⟨

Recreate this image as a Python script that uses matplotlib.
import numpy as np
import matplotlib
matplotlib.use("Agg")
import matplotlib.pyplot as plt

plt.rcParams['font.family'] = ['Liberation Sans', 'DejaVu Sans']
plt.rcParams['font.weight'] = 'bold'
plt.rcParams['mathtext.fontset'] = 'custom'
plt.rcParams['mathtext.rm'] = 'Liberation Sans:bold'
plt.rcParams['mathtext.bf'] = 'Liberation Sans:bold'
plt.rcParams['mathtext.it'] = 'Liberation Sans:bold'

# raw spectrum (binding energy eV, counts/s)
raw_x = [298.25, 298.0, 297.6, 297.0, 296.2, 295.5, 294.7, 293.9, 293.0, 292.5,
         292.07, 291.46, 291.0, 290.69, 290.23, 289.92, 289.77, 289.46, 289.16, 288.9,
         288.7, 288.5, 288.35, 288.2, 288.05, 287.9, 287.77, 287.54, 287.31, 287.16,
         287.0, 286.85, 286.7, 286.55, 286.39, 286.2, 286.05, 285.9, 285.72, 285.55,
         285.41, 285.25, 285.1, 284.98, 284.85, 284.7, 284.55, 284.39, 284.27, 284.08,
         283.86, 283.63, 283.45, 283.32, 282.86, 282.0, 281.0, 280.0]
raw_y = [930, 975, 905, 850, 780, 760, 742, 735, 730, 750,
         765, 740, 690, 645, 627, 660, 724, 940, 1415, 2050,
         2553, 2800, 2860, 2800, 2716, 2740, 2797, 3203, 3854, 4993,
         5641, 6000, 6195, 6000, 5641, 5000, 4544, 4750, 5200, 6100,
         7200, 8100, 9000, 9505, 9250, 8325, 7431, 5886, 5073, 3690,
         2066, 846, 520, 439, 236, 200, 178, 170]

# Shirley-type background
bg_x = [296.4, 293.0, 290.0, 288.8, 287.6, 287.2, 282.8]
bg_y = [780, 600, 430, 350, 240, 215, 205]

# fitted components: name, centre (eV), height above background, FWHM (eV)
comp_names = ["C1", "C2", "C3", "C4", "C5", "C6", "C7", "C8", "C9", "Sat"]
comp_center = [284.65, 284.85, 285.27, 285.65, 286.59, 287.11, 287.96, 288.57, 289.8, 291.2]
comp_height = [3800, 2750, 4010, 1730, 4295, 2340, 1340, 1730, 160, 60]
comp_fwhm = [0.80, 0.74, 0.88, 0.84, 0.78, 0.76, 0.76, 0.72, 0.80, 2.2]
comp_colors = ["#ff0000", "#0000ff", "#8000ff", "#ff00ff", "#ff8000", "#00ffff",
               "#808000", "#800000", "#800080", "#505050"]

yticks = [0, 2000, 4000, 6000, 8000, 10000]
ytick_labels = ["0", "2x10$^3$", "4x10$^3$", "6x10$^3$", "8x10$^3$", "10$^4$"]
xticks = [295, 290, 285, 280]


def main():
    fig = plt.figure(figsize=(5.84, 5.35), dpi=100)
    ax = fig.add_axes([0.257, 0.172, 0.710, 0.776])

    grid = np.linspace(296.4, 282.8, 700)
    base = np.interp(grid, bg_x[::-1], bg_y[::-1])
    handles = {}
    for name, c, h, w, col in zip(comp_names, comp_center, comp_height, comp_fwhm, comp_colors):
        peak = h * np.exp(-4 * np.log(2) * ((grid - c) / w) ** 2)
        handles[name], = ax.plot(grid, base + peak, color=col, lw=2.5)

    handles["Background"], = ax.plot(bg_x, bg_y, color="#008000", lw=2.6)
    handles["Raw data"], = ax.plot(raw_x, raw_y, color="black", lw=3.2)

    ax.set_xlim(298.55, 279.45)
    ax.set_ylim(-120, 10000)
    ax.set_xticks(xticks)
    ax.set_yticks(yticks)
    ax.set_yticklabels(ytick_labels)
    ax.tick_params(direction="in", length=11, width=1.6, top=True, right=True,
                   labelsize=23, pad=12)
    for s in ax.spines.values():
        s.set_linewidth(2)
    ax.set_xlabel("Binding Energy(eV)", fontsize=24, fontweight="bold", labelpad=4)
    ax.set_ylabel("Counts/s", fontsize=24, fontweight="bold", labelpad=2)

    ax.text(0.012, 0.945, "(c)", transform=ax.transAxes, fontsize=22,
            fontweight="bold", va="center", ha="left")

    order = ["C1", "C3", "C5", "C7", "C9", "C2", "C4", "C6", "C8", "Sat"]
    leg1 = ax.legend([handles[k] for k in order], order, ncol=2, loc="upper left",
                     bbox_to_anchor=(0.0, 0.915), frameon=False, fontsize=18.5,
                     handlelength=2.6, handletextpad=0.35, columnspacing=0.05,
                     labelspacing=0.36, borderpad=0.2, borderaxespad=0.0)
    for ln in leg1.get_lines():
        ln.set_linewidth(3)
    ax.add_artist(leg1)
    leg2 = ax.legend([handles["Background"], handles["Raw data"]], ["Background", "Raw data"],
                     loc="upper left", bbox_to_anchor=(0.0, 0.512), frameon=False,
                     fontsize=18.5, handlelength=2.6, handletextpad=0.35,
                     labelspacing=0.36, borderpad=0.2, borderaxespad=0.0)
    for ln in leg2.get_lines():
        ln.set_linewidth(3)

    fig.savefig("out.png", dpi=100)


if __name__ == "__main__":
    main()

⟩
⟨

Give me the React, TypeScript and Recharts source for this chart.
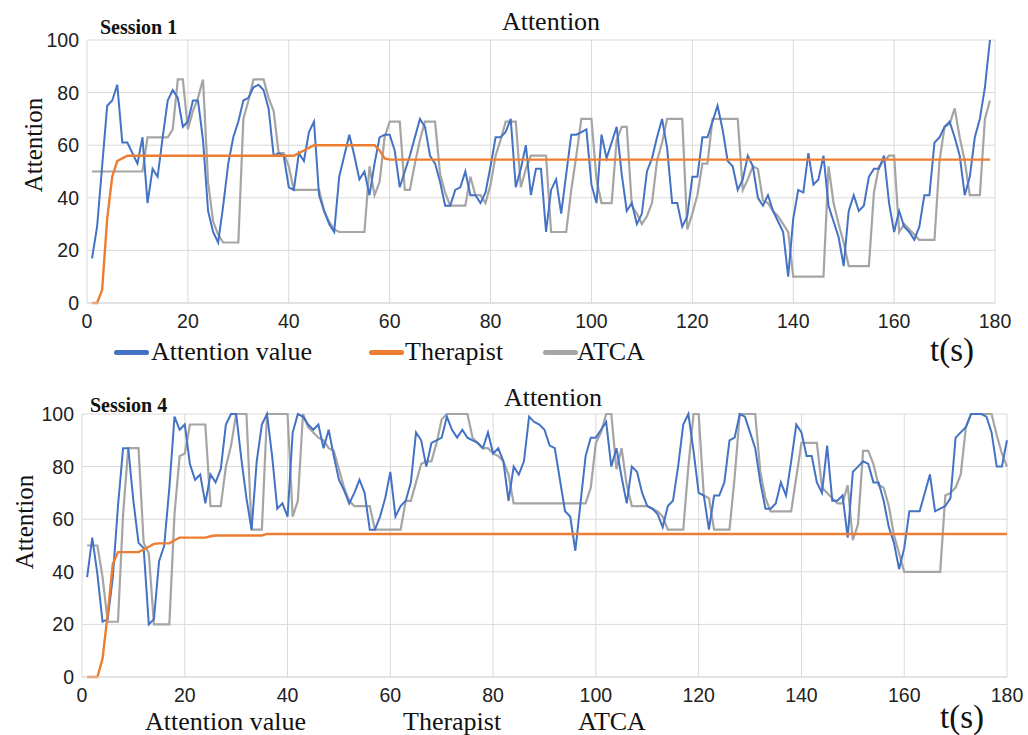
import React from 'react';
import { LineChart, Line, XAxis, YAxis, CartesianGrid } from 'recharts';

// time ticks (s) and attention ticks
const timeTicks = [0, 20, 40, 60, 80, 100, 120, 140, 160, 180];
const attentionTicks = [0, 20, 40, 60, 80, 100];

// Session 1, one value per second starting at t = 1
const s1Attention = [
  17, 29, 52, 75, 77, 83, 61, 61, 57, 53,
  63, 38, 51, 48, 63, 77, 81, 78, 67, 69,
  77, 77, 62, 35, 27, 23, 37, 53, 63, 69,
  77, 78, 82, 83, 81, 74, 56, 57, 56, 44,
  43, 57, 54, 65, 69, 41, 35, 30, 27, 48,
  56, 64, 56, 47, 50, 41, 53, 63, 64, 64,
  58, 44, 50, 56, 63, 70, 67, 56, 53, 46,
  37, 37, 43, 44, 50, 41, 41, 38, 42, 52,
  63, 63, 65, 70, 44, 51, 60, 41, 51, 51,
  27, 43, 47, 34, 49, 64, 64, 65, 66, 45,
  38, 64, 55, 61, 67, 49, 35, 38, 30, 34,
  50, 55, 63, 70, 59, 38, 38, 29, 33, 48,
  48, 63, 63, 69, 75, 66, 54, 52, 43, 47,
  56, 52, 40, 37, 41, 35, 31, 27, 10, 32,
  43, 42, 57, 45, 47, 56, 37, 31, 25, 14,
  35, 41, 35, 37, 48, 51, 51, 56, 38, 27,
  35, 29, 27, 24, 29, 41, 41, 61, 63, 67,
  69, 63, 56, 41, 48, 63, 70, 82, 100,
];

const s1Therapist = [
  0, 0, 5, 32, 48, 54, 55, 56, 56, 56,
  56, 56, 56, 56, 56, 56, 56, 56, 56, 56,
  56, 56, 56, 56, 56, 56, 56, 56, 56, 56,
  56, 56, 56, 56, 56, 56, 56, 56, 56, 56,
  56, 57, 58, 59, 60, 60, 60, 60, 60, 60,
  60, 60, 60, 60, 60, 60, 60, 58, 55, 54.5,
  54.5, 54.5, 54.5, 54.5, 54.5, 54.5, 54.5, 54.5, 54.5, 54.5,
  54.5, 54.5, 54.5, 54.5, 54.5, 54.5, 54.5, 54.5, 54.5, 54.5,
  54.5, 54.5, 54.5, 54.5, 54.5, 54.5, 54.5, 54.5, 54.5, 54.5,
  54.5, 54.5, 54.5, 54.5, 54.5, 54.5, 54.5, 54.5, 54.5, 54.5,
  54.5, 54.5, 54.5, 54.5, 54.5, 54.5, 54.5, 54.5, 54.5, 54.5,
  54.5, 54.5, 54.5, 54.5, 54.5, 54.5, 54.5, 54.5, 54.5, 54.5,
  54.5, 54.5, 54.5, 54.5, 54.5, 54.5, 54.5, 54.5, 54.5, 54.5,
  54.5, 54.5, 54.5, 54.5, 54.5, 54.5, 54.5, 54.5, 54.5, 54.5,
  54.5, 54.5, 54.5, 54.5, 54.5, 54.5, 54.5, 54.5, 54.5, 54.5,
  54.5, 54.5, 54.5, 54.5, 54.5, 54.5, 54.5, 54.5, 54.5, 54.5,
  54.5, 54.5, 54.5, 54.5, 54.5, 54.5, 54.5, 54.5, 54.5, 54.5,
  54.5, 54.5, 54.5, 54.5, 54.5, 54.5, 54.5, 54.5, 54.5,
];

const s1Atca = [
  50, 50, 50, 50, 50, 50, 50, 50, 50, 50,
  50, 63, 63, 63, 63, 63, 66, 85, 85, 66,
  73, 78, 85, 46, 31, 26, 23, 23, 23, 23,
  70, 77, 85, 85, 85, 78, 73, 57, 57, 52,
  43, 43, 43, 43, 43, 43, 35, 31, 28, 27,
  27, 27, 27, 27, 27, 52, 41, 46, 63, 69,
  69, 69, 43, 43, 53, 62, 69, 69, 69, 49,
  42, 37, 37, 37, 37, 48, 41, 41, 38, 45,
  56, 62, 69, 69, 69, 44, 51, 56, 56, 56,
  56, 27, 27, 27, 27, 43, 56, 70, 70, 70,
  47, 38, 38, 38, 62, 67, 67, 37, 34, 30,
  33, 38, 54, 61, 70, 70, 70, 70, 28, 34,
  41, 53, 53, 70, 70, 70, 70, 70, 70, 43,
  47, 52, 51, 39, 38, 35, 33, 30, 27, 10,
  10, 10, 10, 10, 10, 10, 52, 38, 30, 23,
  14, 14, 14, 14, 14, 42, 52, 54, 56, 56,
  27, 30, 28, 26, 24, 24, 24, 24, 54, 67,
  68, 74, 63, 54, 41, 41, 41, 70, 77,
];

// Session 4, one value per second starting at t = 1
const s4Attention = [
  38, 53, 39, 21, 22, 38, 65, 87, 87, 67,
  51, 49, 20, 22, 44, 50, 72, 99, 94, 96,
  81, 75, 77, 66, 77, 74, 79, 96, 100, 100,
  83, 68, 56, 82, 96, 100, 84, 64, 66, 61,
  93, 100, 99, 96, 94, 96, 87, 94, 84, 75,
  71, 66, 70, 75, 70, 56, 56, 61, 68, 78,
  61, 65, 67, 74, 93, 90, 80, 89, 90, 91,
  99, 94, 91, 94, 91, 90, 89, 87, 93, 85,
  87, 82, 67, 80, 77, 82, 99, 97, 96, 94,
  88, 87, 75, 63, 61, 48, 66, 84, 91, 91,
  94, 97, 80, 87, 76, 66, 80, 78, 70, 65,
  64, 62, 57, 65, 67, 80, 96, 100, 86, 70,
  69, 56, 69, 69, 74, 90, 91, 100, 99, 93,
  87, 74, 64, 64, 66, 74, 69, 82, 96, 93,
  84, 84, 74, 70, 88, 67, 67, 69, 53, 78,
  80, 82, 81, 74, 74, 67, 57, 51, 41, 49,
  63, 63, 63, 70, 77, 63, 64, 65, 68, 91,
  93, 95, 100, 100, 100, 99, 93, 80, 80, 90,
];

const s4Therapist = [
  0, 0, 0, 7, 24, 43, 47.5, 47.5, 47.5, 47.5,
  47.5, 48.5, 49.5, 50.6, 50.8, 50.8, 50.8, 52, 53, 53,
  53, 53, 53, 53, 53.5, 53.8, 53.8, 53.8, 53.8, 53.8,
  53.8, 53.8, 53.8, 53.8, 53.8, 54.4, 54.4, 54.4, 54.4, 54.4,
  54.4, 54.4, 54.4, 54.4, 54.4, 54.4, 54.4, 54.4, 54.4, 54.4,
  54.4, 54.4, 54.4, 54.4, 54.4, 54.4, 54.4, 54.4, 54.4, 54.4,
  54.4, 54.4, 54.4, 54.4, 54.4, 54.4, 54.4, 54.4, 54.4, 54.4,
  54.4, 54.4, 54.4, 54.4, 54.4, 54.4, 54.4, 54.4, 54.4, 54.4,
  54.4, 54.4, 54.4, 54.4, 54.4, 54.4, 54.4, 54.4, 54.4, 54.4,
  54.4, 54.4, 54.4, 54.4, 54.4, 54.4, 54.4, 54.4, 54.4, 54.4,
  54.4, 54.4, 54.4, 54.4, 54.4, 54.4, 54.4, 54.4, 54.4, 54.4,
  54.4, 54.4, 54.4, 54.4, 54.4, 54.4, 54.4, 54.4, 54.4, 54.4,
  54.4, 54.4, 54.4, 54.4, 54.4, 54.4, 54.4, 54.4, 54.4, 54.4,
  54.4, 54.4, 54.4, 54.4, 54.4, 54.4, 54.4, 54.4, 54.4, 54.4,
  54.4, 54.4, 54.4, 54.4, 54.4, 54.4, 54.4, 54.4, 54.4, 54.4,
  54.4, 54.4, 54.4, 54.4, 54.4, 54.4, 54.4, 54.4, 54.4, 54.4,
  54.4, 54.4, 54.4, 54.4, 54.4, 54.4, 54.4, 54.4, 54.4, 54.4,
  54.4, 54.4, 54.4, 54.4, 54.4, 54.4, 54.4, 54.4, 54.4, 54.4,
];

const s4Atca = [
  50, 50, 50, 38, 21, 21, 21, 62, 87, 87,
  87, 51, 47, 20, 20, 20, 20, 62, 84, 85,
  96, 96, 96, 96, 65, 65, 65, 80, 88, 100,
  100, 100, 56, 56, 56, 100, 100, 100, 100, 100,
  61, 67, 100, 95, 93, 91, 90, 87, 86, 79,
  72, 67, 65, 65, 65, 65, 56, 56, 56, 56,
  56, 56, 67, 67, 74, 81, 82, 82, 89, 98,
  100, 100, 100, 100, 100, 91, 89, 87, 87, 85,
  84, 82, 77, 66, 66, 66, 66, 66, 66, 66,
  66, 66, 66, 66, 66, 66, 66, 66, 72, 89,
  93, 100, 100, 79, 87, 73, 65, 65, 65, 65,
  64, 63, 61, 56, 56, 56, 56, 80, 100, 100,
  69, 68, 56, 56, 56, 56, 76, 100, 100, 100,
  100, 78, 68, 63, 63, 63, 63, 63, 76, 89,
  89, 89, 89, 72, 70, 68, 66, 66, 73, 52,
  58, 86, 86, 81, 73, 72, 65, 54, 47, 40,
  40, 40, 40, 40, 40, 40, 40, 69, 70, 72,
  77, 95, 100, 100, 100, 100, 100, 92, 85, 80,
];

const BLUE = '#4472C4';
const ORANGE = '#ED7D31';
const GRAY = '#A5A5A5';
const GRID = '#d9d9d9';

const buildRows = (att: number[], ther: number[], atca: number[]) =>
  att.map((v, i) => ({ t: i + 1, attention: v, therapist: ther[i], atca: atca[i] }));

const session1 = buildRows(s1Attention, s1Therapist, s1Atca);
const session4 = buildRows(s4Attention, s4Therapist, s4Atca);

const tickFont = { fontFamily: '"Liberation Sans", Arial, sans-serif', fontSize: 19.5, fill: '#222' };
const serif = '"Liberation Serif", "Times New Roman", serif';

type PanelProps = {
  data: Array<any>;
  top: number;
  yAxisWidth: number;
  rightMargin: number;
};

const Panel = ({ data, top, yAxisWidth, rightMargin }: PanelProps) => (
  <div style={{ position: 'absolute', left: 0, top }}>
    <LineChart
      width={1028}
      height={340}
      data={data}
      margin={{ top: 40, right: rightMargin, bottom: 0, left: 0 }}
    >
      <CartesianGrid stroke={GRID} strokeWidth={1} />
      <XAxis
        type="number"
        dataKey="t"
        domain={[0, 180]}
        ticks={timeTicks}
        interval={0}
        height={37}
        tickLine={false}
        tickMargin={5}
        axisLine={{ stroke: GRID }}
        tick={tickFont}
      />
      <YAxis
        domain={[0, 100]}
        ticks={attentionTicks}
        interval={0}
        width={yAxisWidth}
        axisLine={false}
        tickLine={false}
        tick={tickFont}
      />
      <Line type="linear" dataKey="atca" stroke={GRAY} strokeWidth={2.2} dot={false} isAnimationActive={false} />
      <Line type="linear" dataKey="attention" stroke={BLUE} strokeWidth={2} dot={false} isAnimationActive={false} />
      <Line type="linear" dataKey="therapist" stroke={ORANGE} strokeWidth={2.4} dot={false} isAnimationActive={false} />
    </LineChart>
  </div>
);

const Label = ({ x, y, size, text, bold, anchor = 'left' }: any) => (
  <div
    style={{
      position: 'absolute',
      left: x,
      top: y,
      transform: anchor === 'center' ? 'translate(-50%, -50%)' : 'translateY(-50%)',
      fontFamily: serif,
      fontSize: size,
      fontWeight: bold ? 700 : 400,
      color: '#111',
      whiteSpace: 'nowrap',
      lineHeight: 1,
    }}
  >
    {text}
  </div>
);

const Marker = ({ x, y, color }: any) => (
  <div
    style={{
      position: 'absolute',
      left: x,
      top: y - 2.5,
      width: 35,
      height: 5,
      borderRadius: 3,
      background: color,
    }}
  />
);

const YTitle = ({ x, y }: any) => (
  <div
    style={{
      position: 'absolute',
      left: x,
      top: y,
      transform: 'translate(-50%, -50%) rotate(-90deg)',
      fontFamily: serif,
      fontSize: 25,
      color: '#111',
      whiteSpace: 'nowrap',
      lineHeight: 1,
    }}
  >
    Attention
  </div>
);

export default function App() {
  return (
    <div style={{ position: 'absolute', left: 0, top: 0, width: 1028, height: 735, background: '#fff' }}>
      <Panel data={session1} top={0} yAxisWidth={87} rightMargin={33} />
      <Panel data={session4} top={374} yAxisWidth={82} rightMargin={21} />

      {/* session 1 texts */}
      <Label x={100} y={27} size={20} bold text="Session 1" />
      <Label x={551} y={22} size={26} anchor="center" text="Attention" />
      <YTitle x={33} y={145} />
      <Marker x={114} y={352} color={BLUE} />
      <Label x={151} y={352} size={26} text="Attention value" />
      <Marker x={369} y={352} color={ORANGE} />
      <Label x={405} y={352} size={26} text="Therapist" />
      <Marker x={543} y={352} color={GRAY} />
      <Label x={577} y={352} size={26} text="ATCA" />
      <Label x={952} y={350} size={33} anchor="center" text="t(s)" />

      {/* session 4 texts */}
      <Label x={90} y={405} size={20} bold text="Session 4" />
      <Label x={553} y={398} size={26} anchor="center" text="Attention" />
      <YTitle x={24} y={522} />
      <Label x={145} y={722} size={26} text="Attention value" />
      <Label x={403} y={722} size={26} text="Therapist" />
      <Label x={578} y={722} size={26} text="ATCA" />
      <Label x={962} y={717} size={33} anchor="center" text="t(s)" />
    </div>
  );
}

⟩
⟨

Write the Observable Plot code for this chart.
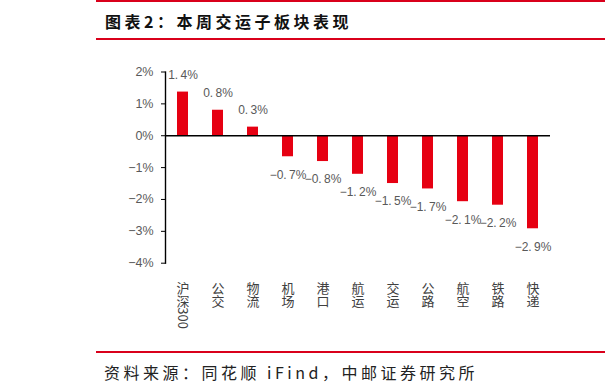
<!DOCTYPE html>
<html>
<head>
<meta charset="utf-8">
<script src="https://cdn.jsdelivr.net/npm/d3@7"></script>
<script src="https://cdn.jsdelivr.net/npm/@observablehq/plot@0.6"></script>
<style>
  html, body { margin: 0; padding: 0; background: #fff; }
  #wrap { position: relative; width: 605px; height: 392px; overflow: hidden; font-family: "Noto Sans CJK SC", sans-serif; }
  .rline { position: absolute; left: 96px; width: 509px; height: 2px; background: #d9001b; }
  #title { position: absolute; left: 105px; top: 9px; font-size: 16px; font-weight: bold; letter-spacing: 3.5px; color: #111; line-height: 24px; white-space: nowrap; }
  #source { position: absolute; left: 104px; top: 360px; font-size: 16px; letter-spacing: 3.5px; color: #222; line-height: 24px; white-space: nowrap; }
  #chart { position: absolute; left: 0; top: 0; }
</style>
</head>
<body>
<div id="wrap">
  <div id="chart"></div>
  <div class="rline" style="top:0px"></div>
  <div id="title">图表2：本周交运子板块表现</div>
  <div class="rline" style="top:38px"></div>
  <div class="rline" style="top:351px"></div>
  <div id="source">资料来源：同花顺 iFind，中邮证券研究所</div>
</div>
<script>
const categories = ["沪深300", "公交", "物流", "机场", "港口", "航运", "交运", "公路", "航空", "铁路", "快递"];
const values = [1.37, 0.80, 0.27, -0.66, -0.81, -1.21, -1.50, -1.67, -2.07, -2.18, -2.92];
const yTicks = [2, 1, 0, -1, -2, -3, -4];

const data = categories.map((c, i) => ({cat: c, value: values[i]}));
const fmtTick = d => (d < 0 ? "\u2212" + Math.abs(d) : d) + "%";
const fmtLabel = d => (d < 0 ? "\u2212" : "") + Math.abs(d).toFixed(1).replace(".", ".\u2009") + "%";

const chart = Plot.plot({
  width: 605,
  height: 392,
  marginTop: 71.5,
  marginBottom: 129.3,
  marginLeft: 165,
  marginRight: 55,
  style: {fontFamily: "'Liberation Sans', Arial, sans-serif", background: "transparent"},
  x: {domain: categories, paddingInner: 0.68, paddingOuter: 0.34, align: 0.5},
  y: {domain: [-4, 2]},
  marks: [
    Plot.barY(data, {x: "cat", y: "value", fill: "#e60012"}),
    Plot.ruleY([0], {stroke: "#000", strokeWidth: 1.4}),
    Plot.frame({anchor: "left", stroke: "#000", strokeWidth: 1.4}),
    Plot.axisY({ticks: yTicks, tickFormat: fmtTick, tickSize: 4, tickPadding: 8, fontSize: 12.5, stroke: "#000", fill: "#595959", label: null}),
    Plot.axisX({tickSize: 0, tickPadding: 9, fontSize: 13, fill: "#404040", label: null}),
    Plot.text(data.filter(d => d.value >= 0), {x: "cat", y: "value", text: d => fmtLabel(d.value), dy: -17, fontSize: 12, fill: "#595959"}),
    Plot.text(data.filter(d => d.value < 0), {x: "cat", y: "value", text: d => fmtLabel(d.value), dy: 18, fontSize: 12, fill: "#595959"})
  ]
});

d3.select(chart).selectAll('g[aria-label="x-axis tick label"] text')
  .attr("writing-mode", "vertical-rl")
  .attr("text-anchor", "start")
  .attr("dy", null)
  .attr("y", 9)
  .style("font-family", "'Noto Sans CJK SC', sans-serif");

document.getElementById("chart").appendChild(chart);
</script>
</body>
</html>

⟩

*Exercise task*
Nothing outside the span should appear: copy exactly from the line with "Recreate this image" through the line with "import matplotlib.pyplot as plt".

*Worked answer*
Recreate this image as a Python script that uses matplotlib.
import numpy as np
import matplotlib
matplotlib.use("Agg")
import matplotlib.pyplot as plt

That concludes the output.